Case 1: Linear model

If you have a large sample, then simple, un-regularized regression will converge to the true values of $\beta$ if $p$ remains small (say 40). This naturally begs the question: what counts as a large sample? Well, it depends. If there's no severe collinearity and all the variables have decent representation (for example, we don't have binary variables with only one 1 and all other 0), then a few thousands would be considered large.

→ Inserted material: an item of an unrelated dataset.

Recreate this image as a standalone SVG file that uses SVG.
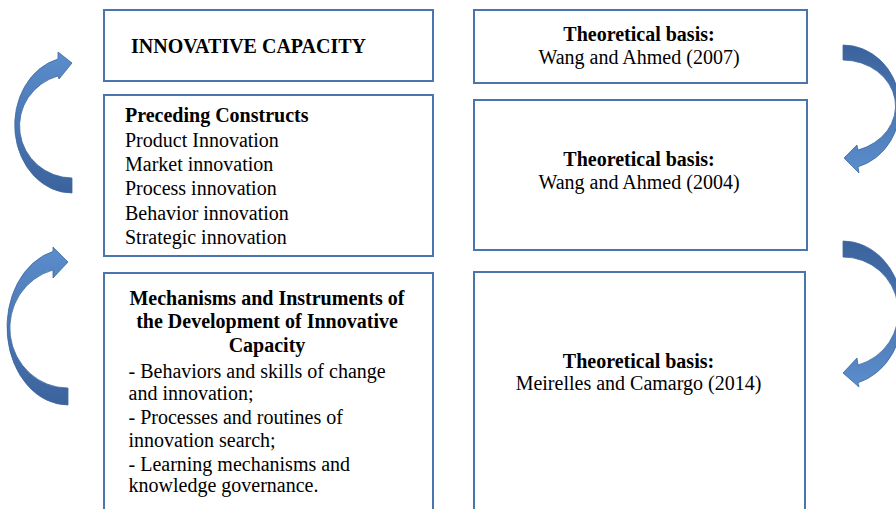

However, when you do have samples of this size, then typically statisticians would consider modeling possible non-linearity in the data. For example, one could include interaction terms or polynomial terms, which could increase your number of variables massively if a large number of these are considered. One could then use LASSO or better still, Elastic Net, to regularize the model, since LASSO is simply a special case of Elastic Net. Note that neither the LASSO nor the Elastic Net (EN) has the oracle property, which means there's no guarantee that the estimated $\beta$ converges to their true values with infinite sample size (although adaptive LASSO does). If interpretation is important, as opposed to prediction, then this may put some off using these techniques. Moreover, it may be possible that some interaction effects are retained while the main effects are excluded, which can further hamper interpretation, although one can impose constraints to prevent that.

However, in case where the sample size is not large or when you want to consider a large number of possible non-linearities (i.e. you have large $p$), then the lack of the oracle property is arguably irrelevant, and I would argue that the EN is a reasonable choice. By "reasonable" I mean a reasonable choice over alternatives such as best-subset/stepwise regression, which are simply coarser forms of regularization. On the other hand, there are an infinite number of ways one could regularize a linear model. There is simply no one method which is the "best" in all cases.

Case 2: Non-linear model

Because of possible non-linearities, one could consider non-linear approaches such as SVM/SVR or random forest. One can use approaches such as permutation or dropping the variables to investigate the importance of the variables concerned. See here for some intuition.

Overall

Note that whether in the linear or the non-linear model case, whether a variable is important in the prediction of the outcome depends critically on the target population. These methods all suppose that the target population is the same as the source population, i.e. the population from which you derived the sample. A variable that is unimportant in the sample can turn out to be hugely important in the target. This kind of information will require domain knowledge. It also implies that ranking variable importance in terms of some derived statistics will always have some serious limitations.